GIVEN PROBLEM: Locate all lines with the word "React". Copy them.

DATA EXCERPT:
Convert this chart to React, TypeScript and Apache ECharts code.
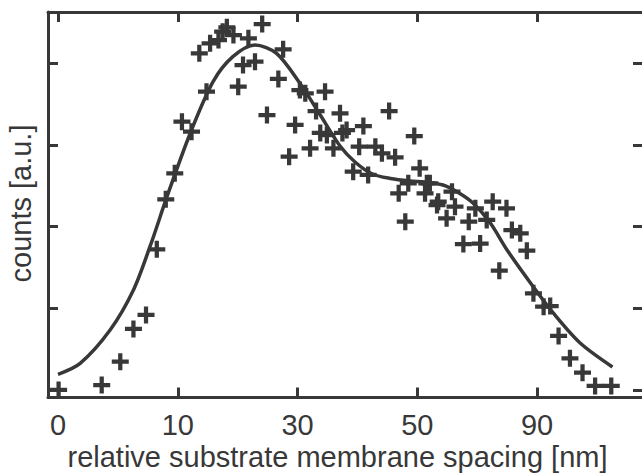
import React, { useEffect, useRef } from "react";
import * as echarts from "echarts";

// x positions on the drawn axis; tick marks at 0,20,40,60,80 carry the labels below
const xTickValues = [0, 20, 40, 60, 80];
const xTickLabels = ["0", "10", "30", "50", "90"];
const yTickValues = [0, 100, 200, 300, 400];

const pointsX = [
  0.1, 7.3, 10.4, 12.6, 14.7, 16.5, 18.0, 19.5, 20.7, 22.3, 23.6, 24.8, 25.4, 26.8,
  27.5, 28.2, 29.3, 30.1, 30.9, 31.8, 32.9, 34.1, 34.9, 36.8, 37.6, 38.6, 39.6, 40.4,
  41.3, 42.1, 43.1, 44.6, 43.8, 44.9, 46.0, 47.1, 48.2, 47.5, 51.0, 55.3, 59.5, 50.3,
  53.0, 54.1, 56.3, 49.3, 51.8, 60.4, 58.5, 56.9, 61.6, 61.3, 58.0, 63.3, 65.8, 66.3,
  64.9, 68.6, 69.7, 71.6, 72.6, 74.9, 75.8, 77.2, 67.7, 70.5, 73.7, 78.3, 79.4, 81.1,
  82.2, 83.6, 85.5, 87.6, 89.7, 92.4, 62.1, 63.5,
];
const pointsY = [
  0, 6.1, 34.6, 74.7, 91.8, 172.2, 233.4, 265.2, 328.4, 316.2, 412.1, 365.1, 424.4, 428.4,
  438.6, 443.9, 434.5, 371.2, 397.8, 430.5, 401.9, 448.0, 336.6, 380.7, 417.0, 285.6, 324.4, 367.2,
  363.2, 295.8, 341.5, 365.1, 314.6, 312.1, 295.8, 338.7, 318.2, 314.6, 323.1, 341.5, 310.9, 297.8,
  297.8, 289.7, 284.8, 267.2, 263.2, 271.4, 253.0, 240.8, 253.0, 240.8, 206.0, 226.4, 242.7, 224.4,
  210.2, 206.0, 222.4, 208.1, 230.5, 222.4, 195.8, 191.8, 178.7, 179.3, 146.0, 170.5, 118.4, 102.0,
  102.8, 66.1, 38.8, 21.2, 4.9, 4.9, 253.0, 230.5,
];

const fitX = [
  0, 3.7, 8.7, 12.6, 15.4, 18.2, 22.1, 25.9, 29.2, 32.9, 36.5, 40.4, 43.8, 47.1,
  49.6, 52.5, 55.5, 58.8, 61.3, 64.3, 66.7, 69.3, 72.2, 75.0, 79.4, 82.7, 87.2, 92.6,
];
const fitY = [
  19.2, 32.6, 73.4, 122.4, 176.3, 236.6, 314.6, 377.4, 408, 422.3, 412.1, 375.4, 336.6, 298.7,
  279.1, 264.4, 258.9, 255.8, 254.6, 250.9, 242.4, 228.9, 204.4, 171.4, 126.1, 94.3, 57.5, 28.2,
];

const INK = "#383838";
const FONT = "Liberation Sans, Arial, sans-serif";
const PLUS = "path://M3,0H5V3H8V5H5V8H3V5H0V3H3Z";

export default function App() {
  const ref = useRef<HTMLDivElement>(null);
  useEffect(() => {
    if (!ref.current) return;
    const chart = echarts.init(ref.current, null, { renderer: "svg" });
    const axisCommon = {
      type: "value",
      axisLine: { show: true, onZero: false, lineStyle: { color: INK, width: 3 } },
      axisTick: { show: true, inside: true, length: 10, lineStyle: { color: INK, width: 3 } },
      splitLine: { show: false },
    };
    const xRange = { min: -1.67, max: 97.7 };
    const yRange = { min: -9.2, max: 462.7 };
    chart.setOption({
      animation: false,
      backgroundColor: "#ffffff",
      grid: { left: 48, top: 12, right: -1, bottom: 75.5, outerBoundsMode: "none", containLabel: false },
      xAxis: [
        {
          ...axisCommon,
          ...xRange,
          position: "bottom",
          axisTick: { ...axisCommon.axisTick, customValues: xTickValues },
          axisLabel: {
            show: true,
            customValues: xTickValues,
            formatter: (v: number) => xTickLabels[xTickValues.indexOf(v)] ?? "",
            color: INK,
            fontFamily: FONT,
            fontSize: 29,
            margin: 13,
          },
        },
        {
          ...axisCommon,
          ...xRange,
          position: "top",
          axisTick: { ...axisCommon.axisTick, customValues: xTickValues },
          axisLabel: { show: false },
        },
      ],
      yAxis: [
        {
          ...axisCommon,
          ...yRange,
          position: "left",
          axisTick: { ...axisCommon.axisTick, customValues: yTickValues },
          axisLabel: { show: false },
        },
        {
          ...axisCommon,
          ...yRange,
          position: "right",
          axisTick: { ...axisCommon.axisTick, customValues: yTickValues },
          axisLabel: { show: false },
        },
      ],
      graphic: [
        {
          type: "text",
          x: 337.5,
          y: 457,
          style: {
            text: "relative substrate membrane spacing [nm]",
            fill: INK,
            font: `29px ${FONT}`,
            align: "center",
            verticalAlign: "middle",
          },
        },
        {
          type: "text",
          x: 21,
          y: 203.5,
          rotation: Math.PI / 2,
          style: {
            text: "counts [a.u.]",
            fill: INK,
            font: `29px ${FONT}`,
            align: "center",
            verticalAlign: "middle",
          },
        },
      ],
      series: [
        {
          type: "line",
          data: fitX.map((x, i) => [x, fitY[i]]),
          smooth: 0.3,
          showSymbol: false,
          symbol: "none",
          lineStyle: { color: INK, width: 3.5 },
          z: 2,
        },
        {
          type: "scatter",
          data: pointsX.map((x, i) => [x, pointsY[i]]),
          symbol: PLUS,
          symbolSize: 17,
          itemStyle: { color: INK, opacity: 1 },
          z: 3,
        },
      ],
    });
    return () => chart.dispose();
  }, []);
  return (
    <div
      ref={ref}
      style={{ position: "fixed", left: 0, top: 0, width: 642, height: 473, background: "#fff" }}
    />
  );
}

REPLY:
Convert this chart to React, TypeScript and Apache ECharts code.
import React, { useEffect, useRef } from "react";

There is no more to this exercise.